Comments made by Larry Baron, Penny Lane's trial counsel, at the hearing on the exclusion motion reveal that Penny Lane made a strategic decision not to depose Boston's experts: "THE COURT: Why, when you got these reports on [August] 24th and then the 30th did you not notice the depositions of these two experts?
"MR. BARON: A couple reasons. One is it was on the eve of trial. We're in the middle of trial preparation. Number two, these experts charge $750 an hour for their time at deposition. Our client can ill afford to pay for those depositions.
"THE COURT: So you decided to put all your eggs into this motion basket as opposed to proceeding on parallel tracks and deposing the witnesses while simultaneously moving to preclude their testimony.
"MR. BARON: Exactly, Your Honor."
(12) The behavior of the party seeking to exclude the expert testimony is relevant to the reasonableness inquiry. If any unfairness arising from the proffering party's late or incomplete disclosure was exacerbated by the party seeking exclusion, the court is less likely to find the conduct of the party offering the expert to be unreasonable. (See Stanchfield v. Hamer Toyota, Inc. (1995) 37 Cal.App.4th 1495, 1503 [44 Cal.Rptr.2d 565] [finding that when expert was not fully prepared at deposition, but proponent offered to make expert available within one or two days, opponent acted unreasonably by failing to take any action until he moved for exclusion of the expert in the middle of trial]; see also Weil & Brown, Cal. Practice Guide: Civil Procedure Before Trial (The Rutter Group 2008) ¶ 8:1712, p. 8J-30 (rev. #1, 2007) ["There is no statutory requirement that the objecting party give the opposing party opportunity to correct the defects before trial. But failure to do so may be ground for finding that the opposing party's failure to comply was not `unreasonable.'"].)
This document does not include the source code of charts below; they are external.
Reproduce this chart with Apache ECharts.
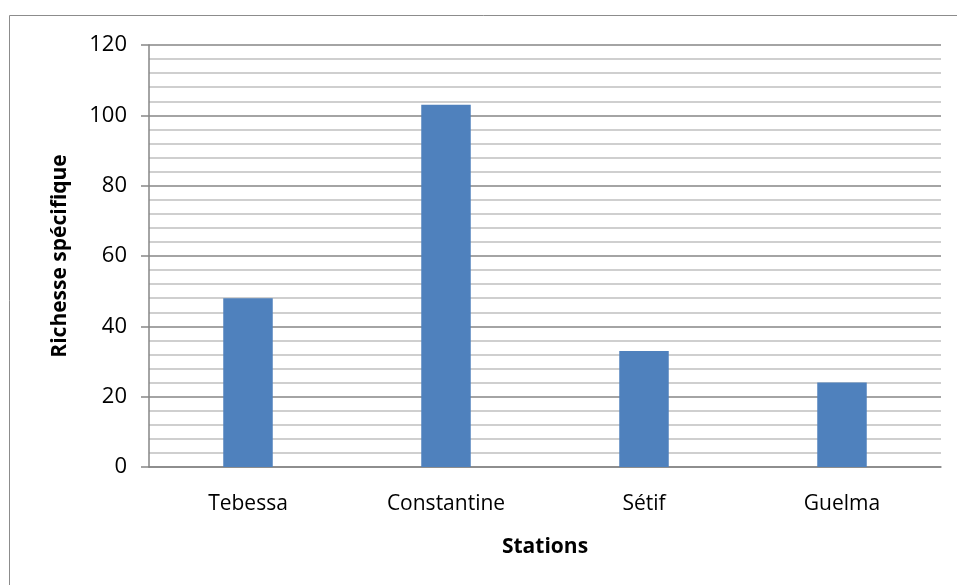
<!DOCTYPE html>
<html>
<head>
<meta charset="utf-8">
<script src="https://cdn.jsdelivr.net/npm/echarts@6/dist/echarts.min.js"></script>
<style>
  html, body { margin: 0; padding: 0; background: #fff; }
  #chart { width: 957px; height: 585px; }
</style>
</head>
<body>
<div id="chart"></div>
<script>
// station names and species richness
var stations = ['Tebessa', 'Constantine', 'Sétif', 'Guelma'];
var richesse = [48, 103, 33, 24];

var font = 'Open Sans, Liberation Sans, sans-serif';
var chart = echarts.init(document.getElementById('chart'));

chart.setOption({
  animation: false,
  graphic: [{
    type: 'rect',
    shape: { x: 9.5, y: 15.5, width: 1000, height: 1000 },
    style: { fill: 'none', stroke: '#8c8c8c', lineWidth: 1 },
    silent: true
  }],
  grid: { left: 149, right: 16, top: 45, bottom: 118 },
  xAxis: {
    type: 'category',
    data: stations,
    name: 'Stations',
    nameLocation: 'middle',
    nameGap: 70,
    nameTextStyle: { fontFamily: font, fontSize: 21, fontWeight: 'bold', color: '#000' },
    axisLine: { lineStyle: { color: '#868686', width: 1.5 } },
    axisTick: { show: false },
    axisLabel: { fontFamily: font, fontSize: 21, color: '#000', margin: 27 }
  },
  yAxis: {
    type: 'value',
    min: 0,
    max: 120,
    interval: 20,
    name: 'Richesse spécifique',
    nameLocation: 'middle',
    nameGap: 78,
    nameTextStyle: { fontFamily: font, fontSize: 21, fontWeight: 'bold', color: '#000' },
    axisLine: { show: true, lineStyle: { color: '#868686', width: 1.5 } },
    axisTick: { show: true, length: 8, lineStyle: { color: '#868686', width: 1.5 } },
    axisLabel: { fontFamily: font, fontSize: 22, color: '#000', margin: 22 },
    splitLine: { lineStyle: { color: '#868686', width: 1.5 } },
    minorTick: { show: false, splitNumber: 5 },
    minorSplitLine: { show: true, lineStyle: { color: '#c0c0c0', width: 1.5 } }
  },
  series: [{
    type: 'bar',
    data: richesse,
    barWidth: '25%',
    itemStyle: { color: '#4f81bd' }
  }]
});
</script>
</body>
</html>
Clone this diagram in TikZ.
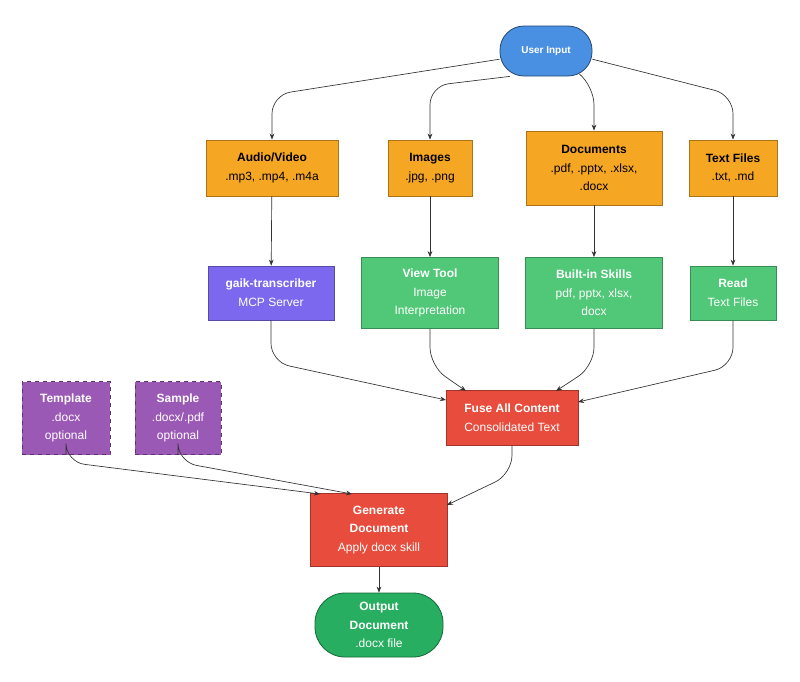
\documentclass[tikz,border=0pt]{standalone}
\usepackage{fontspec}
\setmainfont{Liberation Sans}
\usetikzlibrary{arrows.meta,calc}
\definecolor{cblue}{HTML}{4A90E2}
\definecolor{corange}{HTML}{F5A623}
\definecolor{cpurple}{HTML}{7B68EE}
\definecolor{cgreen}{HTML}{50C878}
\definecolor{cviolet}{HTML}{9B59B6}
\definecolor{cred}{HTML}{E74C3C}
\definecolor{cdgreen}{HTML}{27AE60}
\begin{document}
\begin{tikzpicture}[x=0.75pt,y=-0.75pt,
  base/.style={draw, line width=0.6pt, align=center, font=\fontsize{9}{14}\selectfont, inner sep=2pt},
  sz/.style 2 args={minimum width=#1*0.75pt, minimum height=#2*0.75pt},
  inp/.style={base, fill=corange, draw=corange!70!black, text=black},
  purp/.style={base, fill=cpurple, draw=cpurple!70!black, text=white},
  grn/.style={base, fill=cgreen, draw=cgreen!70!black, text=white},
  tpl/.style={base, fill=cviolet, draw=cviolet!60!black, dashed, text=white},
  red/.style={base, fill=cred, draw=cred!70!black, text=white},
  edge/.style={draw=black!80, line width=0.5pt, -{Stealth[length=4.5pt,width=3.5pt]}, rounded corners=14pt}]
\useasboundingbox (0,0) rectangle (800,682);
\node[base, fill=cblue, draw=cblue!50!black, text=white, rounded corners=24*0.75pt, sz={92}{50}, font=\fontsize{7.5}{9}\selectfont\bfseries] (user) at (546,51) {User Input};
\node[inp, sz={132}{56}] (av) at (272,168) {\textbf{Audio/Video}\\.mp3, .mp4, .m4a};
\node[inp, sz={84}{56}] (img) at (430,168) {\textbf{Images}\\.jpg, .png};
\node[inp, sz={136}{74}] (doc) at (594,168) {\textbf{Documents}\\.pdf, .pptx, .xlsx,\\.docx};
\node[inp, sz={88}{56}] (txt) at (733,168) {\textbf{Text Files}\\.txt, .md};
\node[purp, sz={126}{54}] (gaik) at (271,293) {\textbf{gaik-transcriber}\\MCP Server};
\node[grn, sz={137}{71}] (view) at (430,293) {\textbf{View Tool}\\Image\\Interpretation};
\node[grn, sz={137}{71}] (skill) at (594,293) {\textbf{Built-in Skills}\\pdf, pptx, xlsx,\\docx};
\node[grn, sz={86}{54}] (read) at (733,293) {\textbf{Read}\\Text Files};
\node[tpl, sz={88}{73}] (tmp) at (66,418) {\textbf{Template}\\.docx\\optional};
\node[tpl, sz={86}{73}] (smp) at (178,418) {\textbf{Sample}\\.docx/.pdf\\optional};
\node[red, sz={132}{55}] (fuse) at (512,418) {\textbf{Fuse All Content}\\Consolidated Text};
\node[red, sz={137}{73}] (gen) at (379,530) {\textbf{Generate}\\\textbf{Document}\\Apply docx skill};
\node[base, fill=cdgreen, draw=cdgreen!60!black, text=white, rounded corners=30*0.75pt, sz={128}{64}] (out) at (379,625) {\textbf{Output}\\\textbf{Document}\\.docx file};
% top edges
\draw[edge] (user.190) -- (272,95) -- (av.north);
\draw[edge] (user.215) -- (430,86) -- (img.north);
\draw[edge] (user.-35) -- (594,86) -- (doc.north);
\draw[edge] (user.-10) -- (733,95) -- (txt.north);
\draw[edge] (av) -- (gaik);
\draw[edge] (img) -- (view);
\draw[edge] (doc) -- (skill);
\draw[edge] (txt) -- (read);
% to fuse
\draw[edge] (gaik.south) -- (271,362) -- (446,400);
\draw[edge] (view.south) -- (430,366) -- (466,391);
\draw[edge] (skill.south) -- (594,366) -- (556,391);
\draw[edge] (read.south) -- (733,366) -- (578,402);
% to generate
\draw[edge] (tmp.south) -- (66,462) -- (320,494);
\draw[edge] (smp.south) -- (178,462) -- (352,494);
\draw[edge] (fuse.south) -- (512,474) -- (447,505);
\draw[edge] (gen) -- (out);
\end{tikzpicture}
\end{document}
We do not suggest that a party's conduct with regard to production of expert reports and writings is necessarily reasonable as long as the opposing party is given an opportunity to depose the expert. Rather, the opportunity for meaningful deposition is one of the circumstances the trial court should consider when making the reasonableness determination. In this case, Penny Lane admitted it had made a strategic choice not to depose Boston's expert witnesses for financial reasons. The trial court appropriately considered this, along with Boston's prompt production of the reports once received, and concluded that Boston had not unreasonably failed to produce her experts' reports and writings. Under the circumstances, we do not find that it was an abuse of discretion for the trial court to deny Penny Lane's motion to exclude Boston's expert witnesses' opinions.
The judgment is affirmed. Boston shall have her costs on appeal.
Manella, J., and Suzukawa, J., concurred.